Dann aber seien plötzlich die Mütter der Kinder in die Klasse gekommen. Auch ihre. Nastia schluckt und schweigt. Als sie die Worte wiederfindet, spricht sie betont sachlich: „Sie haben uns unsere Dokumente zurück gegeben. Sie haben noch einmal versucht, uns davon zu überzeugen, in Russland zu blieben.“ Eine leuchtende Zukunft würden sie alle haben in Moskau, St. Petersburg oder Krasnodar.

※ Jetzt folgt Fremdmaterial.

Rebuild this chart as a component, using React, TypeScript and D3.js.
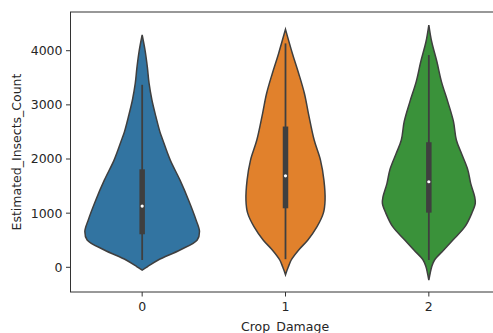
import * as d3 from "d3";

// categories of Crop_Damage
const categories = ["0", "1", "2"];
const colors = ["#3274a1", "#e1812c", "#3a923a"];

// violin outlines: [Estimated_Insects_Count, relative density]
const densityDamage0: [number, number][] = [
  [4290, 0], [4010, 0.05], [3700, 0.09], [3400, 0.12], [3090, 0.17], [2780, 0.24],
  [2500, 0.31], [2350, 0.36], [1980, 0.49], [1610, 0.66], [1240, 0.81], [875, 0.94],
  [660, 1], [505, 0.96], [320, 0.66], [135, 0.28], [10, 0.09], [-50, 0],
];
const densityDamage1: [number, number][] = [
  [4395, 0], [3950, 0.12], [3580, 0.23], [3210, 0.33], [2840, 0.4], [2350, 0.5],
  [1980, 0.61], [1610, 0.67], [1240, 0.69], [1000, 0.66], [750, 0.55], [505, 0.39],
  [320, 0.23], [135, 0.1], [10, 0.05], [-60, 0.025], [-140, 0],
];
const densityDamage2: [number, number][] = [
  [4475, 0], [4165, 0.05], [3800, 0.14], [3430, 0.22], [3060, 0.33], [2690, 0.43],
  [2350, 0.48], [2100, 0.57], [1800, 0.68], [1550, 0.73], [1300, 0.8], [1180, 0.81],
  [1000, 0.75], [750, 0.63], [505, 0.42], [320, 0.26], [135, 0.1], [10, 0.05],
  [-100, 0.025], [-235, 0],
];
const densities = [densityDamage0, densityDamage1, densityDamage2];

// inner box stats
const whiskerLow = [135, 150, 135];
const q1 = [610, 1090, 1010];
const medians = [1130, 1690, 1580];
const q3 = [1810, 2600, 2310];
const whiskerHigh = [3370, 4135, 3920];

const yTicks = [0, 1000, 2000, 3000, 4000];

export default function App() {
  const W = 493;
  const H = 333;
  const left = 70.5;
  const top = 12;
  const bottom = 292;
  const right = 500.5;

  const x = d3.scaleBand<string>().domain(categories).range([left, right]).padding(0);
  const y = d3.scaleLinear().domain([-456, 4715]).range([bottom, top]);
  const w = d3.scaleLinear().domain([0, 1]).range([0, x.bandwidth() * 0.4]);

  const grey = "#3f3f3f";
  const font = "DejaVu Sans, sans-serif";

  return (
    <svg
      width={W}
      height={H}
      style={{ position: "absolute", left: 0, top: 0, background: "#fff" }}
    >
      {categories.map((c, i) => {
        const cx = x(c)! + x.bandwidth() / 2;
        const area = d3
          .area<[number, number]>()
          .y((d) => y(d[0]))
          .x0((d) => cx - w(d[1]))
          .x1((d) => cx + w(d[1]))
          .curve(d3.curveCatmullRom.alpha(0.5));
        return (
          <g key={c}>
            <path d={area(densities[i]) ?? ""} fill={colors[i]} stroke={grey} strokeWidth={1.5} />
            <line x1={cx} x2={cx} y1={y(whiskerLow[i])} y2={y(whiskerHigh[i])} stroke={grey} strokeWidth={1.8} />
            <line x1={cx} x2={cx} y1={y(q1[i])} y2={y(q3[i])} stroke={grey} strokeWidth={5.5} />
            <circle cx={cx} cy={y(medians[i])} r={1.6} fill="#fff" />
          </g>
        );
      })}

      {/* spines */}
      <rect x={left} y={top} width={right - left} height={bottom - top} fill="none" stroke="#333" strokeWidth={1} />

      {/* y axis */}
      {yTicks.map((t) => (
        <g key={t} transform={`translate(0,${y(t)})`}>
          <line x1={left - 4.5} x2={left} stroke="#333" strokeWidth={1} />
          <text x={left - 8} dy="0.35em" textAnchor="end" fontFamily={font} fontSize={12.5} fill="#262626">
            {t}
          </text>
        </g>
      ))}

      {/* x axis */}
      {categories.map((c) => {
        const cx = x(c)! + x.bandwidth() / 2;
        return (
          <g key={c} transform={`translate(${cx},${bottom})`}>
            <line y1={0} y2={4.5} stroke="#333" strokeWidth={1} />
            <text y={19} textAnchor="middle" fontFamily={font} fontSize={12.5} fill="#262626">
              {c}
            </text>
          </g>
        );
      })}

      <text x={285} y={330.5} textAnchor="middle" fontFamily={font} fontSize={12.5} fill="#262626">
        Crop_Damage
      </text>
      <text
        transform={`translate(21,${(top + bottom) / 2}) rotate(-90)`}
        textAnchor="middle"
        fontFamily={font}
        fontSize={12.5}
        fill="#262626"
      >
        Estimated_Insects_Count
      </text>
    </svg>
  );
}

Und da habe dieses eine Mädchen seiner Mutter dann gesagt, dass sie nicht mit ihr zurück gehen werde. Nastia schweigt.

In Kiew kümmern sich Psychologen um die entführten Kinder

Auch ihre Reise nach Kiew beschreibt sie wortkarg. Sie sei mit ihrer Mutter und den anderen viele Stunden Bus gefahren und haben viel geschlafen. Irgendwann hätten sie dann lange gehen müssen in der Nacht. Wohl über die Grenze. Dann seien sie in einen anderen Bus gestiegen.

Seit Mai ist die 15-Jährige jetzt in Kiew – hier in der Unterkunft, die von Save Ukraine betreut wird, zusammen mit anderen Jugendlichen, deren Geschichten ähnlich sind. Ihre Mutter ist längst wieder in Cherson, kümmert sich um die Tante. Hier gibt es Sozialarbeiter, Kunsttherapie und Psychologen, die sich um die Ängste und seelischen Narben der Kinder kümmern. Nastia will noch eine Weile bleiben.